# PROBLEM
Take the lines from the top down to and including the one with "var tituloY = 'Cobertura (%)';" and repeat them exactly. Omit images.

[Start]

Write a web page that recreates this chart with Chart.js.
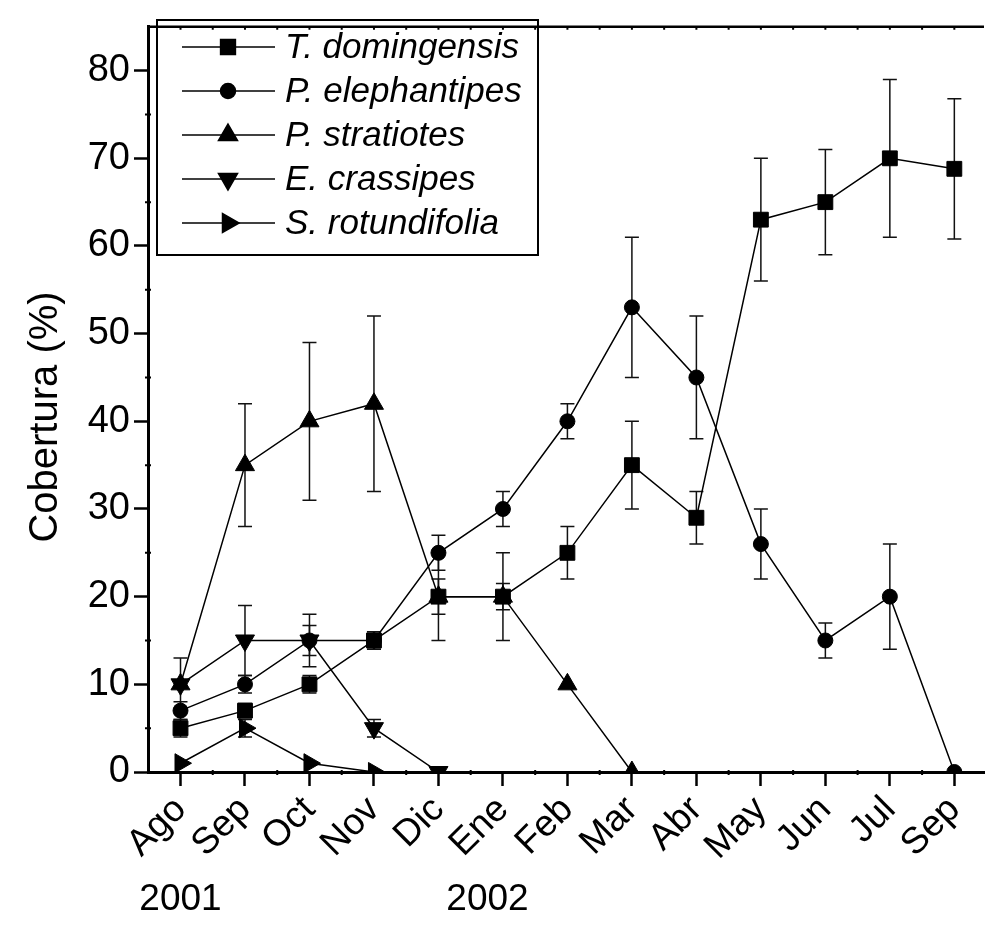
<!DOCTYPE html>
<html>
<head>
<meta charset="utf-8">
<script src="https://cdn.jsdelivr.net/npm/chart.js@4.4.0/dist/chart.umd.min.js"></script>
<style>
  html, body { margin: 0; padding: 0; background: #fff; overflow: hidden; }
  #wrap { width: 996px; height: 925px; }
</style>
</head>
<body>
<div id="wrap"><canvas id="grafica" width="996" height="925"></canvas></div>
<script>
// datos
var meses = ['Ago','Sep','Oct','Nov','Dic','Ene','Feb','Mar','Abr','May','Jun','Jul','Sep'];
var anios = ['2001','2002'];
var tituloY = 'Cobertura (%)';

var tDom    = [5, 7, 10, 15, 20, 20, 25, 35, 29, 63, 65, 70, 68.8];
var tDomErr = [1, 0.8, 1, 1, 2, 5, 3, 5, 3, 7, 6, 9, 8];
var pEle    = [7, 10, 15, 15, 25, 30, 40, 53, 45, 26, 15, 20, 0];
var pEleErr = [1, 1, 1.7, 1, 2, 2, 2, 8, 7, 4, 2, 6, 0];
var pStr    = [10, 35, 40, 42, 20, 20, 10, 0, null, null, null, null, null];
var pStrErr = [3, 7, 9, 10, 5, 1.5, 0, 0, null, null, null, null, null];
var eCra    = [10, 15, 15, 5, 0, null, null, null, null, null, null, null, null];
var eCraErr = [0, 4, 3, 1, 0, null, null, null, null, null, null, null, null];
var sRot    = [1, 5, 1, 0, null, null, null, null, null, null, null, null, null];
var sRotErr = [0, 1, 0, 0, null, null, null, null, null, null, null, null, null];

var ticksY = [0, 10, 20, 30, 40, 50, 60, 70, 80];

var fuente = '"Liberation Sans", Arial, sans-serif';

function puntos(valores) {
    return valores.map(function (v, i) { return { x: i + 1, y: v }; });
}

function serie(nombre, valores, errores, estilo, radio, rotacion) {
    return {
        label: nombre,
        data: puntos(valores),
        errores: errores,
        borderColor: '#000',
        borderWidth: 1.5,
        backgroundColor: '#000',
        pointStyle: estilo,
        pointRadius: radio,
        pointRotation: rotacion,
        pointBackgroundColor: '#000',
        pointBorderColor: '#000',
        pointBorderWidth: 1,
        spanGaps: false,
        tension: 0
    };
}

var datasets = [
    serie('T. domingensis', tDom, tDomErr, 'rect', 10.5, 0),
    serie('P. elephantipes', pEle, pEleErr, 'circle', 7.5, 0),
    serie('P. stratiotes', pStr, pStrErr, 'triangle', 11, 0),
    serie('E. crassipes', eCra, eCraErr, 'triangle', 11, 180),
    serie('S. rotundifolia', sRot, sRotErr, 'triangle', 11, 90)
];

// barras de error debajo de las series
var barrasError = {
    id: 'barrasError',
    beforeDatasetsDraw: function (chart) {
        var ctx = chart.ctx, x = chart.scales.x, y = chart.scales.y;
        ctx.save();
        ctx.strokeStyle = '#111';
        ctx.lineWidth = 1.5;
        chart.data.datasets.forEach(function (ds) {
            ds.data.forEach(function (p, i) {
                var e = ds.errores[i];
                if (p.y === null || !e) return;
                var px = x.getPixelForValue(p.x);
                var top = y.getPixelForValue(p.y + e);
                var bot = y.getPixelForValue(Math.max(0, p.y - e));
                ctx.beginPath();
                ctx.moveTo(px, top); ctx.lineTo(px, bot);
                ctx.moveTo(px - 7, top); ctx.lineTo(px + 7, top);
                if (p.y - e >= 0) { ctx.moveTo(px - 7, bot); ctx.lineTo(px + 7, bot); }
                ctx.stroke();
            });
        });
        ctx.restore();
    }
};

// marco superior, ticks menores, titulo, leyenda y anios
var extras = {
    id: 'extras',
    afterDraw: function (chart) {
        var ctx = chart.ctx, a = chart.chartArea, x = chart.scales.x, y = chart.scales.y;
        ctx.save();
        ctx.strokeStyle = '#000';
        ctx.lineWidth = 2.5;
        ctx.beginPath();
        ctx.moveTo(a.left, a.top); ctx.lineTo(a.right, a.top);
        ctx.stroke();

        ctx.lineWidth = 2;
        ctx.beginPath();
        for (var v = 1; v <= 13.5; v += 0.5) {
            var px = x.getPixelForValue(v);
            if (px > a.right) break;
            ctx.moveTo(px, a.top); ctx.lineTo(px, a.top + 3);
            if (v % 1 !== 0) { ctx.moveTo(px, a.bottom - 2); ctx.lineTo(px, a.bottom + 3); }
        }
        for (var w = 5; w < 85; w += 10) {
            var py = y.getPixelForValue(w);
            ctx.moveTo(a.left - 3, py); ctx.lineTo(a.left + 3, py);
        }
        ctx.stroke();

        // titulo del eje y
        ctx.save();
        ctx.translate(46, 417);
        ctx.rotate(-Math.PI / 2);
        ctx.font = '40px ' + fuente;
        ctx.fillStyle = '#000';
        ctx.textAlign = 'center';
        ctx.textBaseline = 'middle';
        ctx.fillText(tituloY, 0, 0);
        ctx.restore();

        // leyenda
        ctx.lineWidth = 2;
        ctx.strokeRect(157, 20, 381, 235);
        ctx.font = 'italic 35px ' + fuente;
        ctx.textBaseline = 'middle';
        ctx.textAlign = 'left';
        chart.data.datasets.forEach(function (ds, i) {
            var fy = 47 + i * 44;
            ctx.strokeStyle = '#000';
            ctx.lineWidth = 1.5;
            ctx.beginPath();
            ctx.moveTo(182, fy); ctx.lineTo(275, fy);
            ctx.stroke();
            ctx.fillStyle = '#000';
            Chart.helpers.drawPoint(ctx, {
                pointStyle: ds.pointStyle,
                radius: ds.pointRadius,
                rotation: ds.pointRotation,
                borderWidth: 1
            }, 228, fy);
            ctx.fillStyle = '#000';
            ctx.fillText(ds.label, 285, fy + 1);
        });

        // anios
        ctx.font = '37px ' + fuente;
        ctx.textAlign = 'center';
        ctx.textBaseline = 'alphabetic';
        ctx.fillText(anios[0], x.getPixelForValue(1), 910);
        ctx.fillText(anios[1], x.getPixelForValue(5.76), 910);
        ctx.restore();
    }
};

var ctx = document.getElementById('grafica');
var mychart = new Chart(ctx, {
    type: 'line',
    data: { datasets: datasets },
    plugins: [barrasError, extras],
    options: {
        responsive: false,
        animation: false,
        events: [],
        layout: { padding: { top: 12, left: 0, right: 0, bottom: 0 } },
        plugins: { legend: { display: false }, tooltip: { enabled: false } },
        scales: {
            x: {
                type: 'linear',
                min: 0.496,
                max: 13.46,
                afterBuildTicks: function (s) {
                    s.ticks = meses.map(function (m, i) { return { value: i + 1 }; });
                },
                afterFit: function (s) { s.height = 153; },
                ticks: {
                    callback: function (v) { return meses[v - 1]; },
                    minRotation: 45,
                    maxRotation: 45,
                    autoSkip: false,
                    padding: 2,
                    color: '#000',
                    font: { family: fuente, size: 37 }
                },
                grid: { drawOnChartArea: false, drawTicks: true, tickLength: 14, tickWidth: 2.5, tickColor: '#000' },
                border: { display: true, width: 3, color: '#000' }
            },
            y: {
                min: 0,
                max: 85,
                afterBuildTicks: function (s) {
                    s.ticks = ticksY.map(function (v) { return { value: v }; });
                },
                afterFit: function (s) { s.width = 148; },
                ticks: {
                    padding: 4,
                    color: '#000',
                    font: { family: fuente, size: 38 }
                },
                grid: { drawOnChartArea: false, drawTicks: true, tickLength: 14, tickWidth: 2.5, tickColor: '#000' },
                border: { display: true, width: 3, color: '#000' }
            }
        }
    }
});
</script>
</body>
</html>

[End]

# TASK ANSWER
Write a web page that recreates this chart with Chart.js.
<!DOCTYPE html>
<html>
<head>
<meta charset="utf-8">
<script src="https://cdn.jsdelivr.net/npm/chart.js@4.4.0/dist/chart.umd.min.js"></script>
<style>
  html, body { margin: 0; padding: 0; background: #fff; overflow: hidden; }
  #wrap { width: 996px; height: 925px; }
</style>
</head>
<body>
<div id="wrap"><canvas id="grafica" width="996" height="925"></canvas></div>
<script>
// datos
var meses = ['Ago','Sep','Oct','Nov','Dic','Ene','Feb','Mar','Abr','May','Jun','Jul','Sep'];
var anios = ['2001','2002'];
var tituloY = 'Cobertura (%)';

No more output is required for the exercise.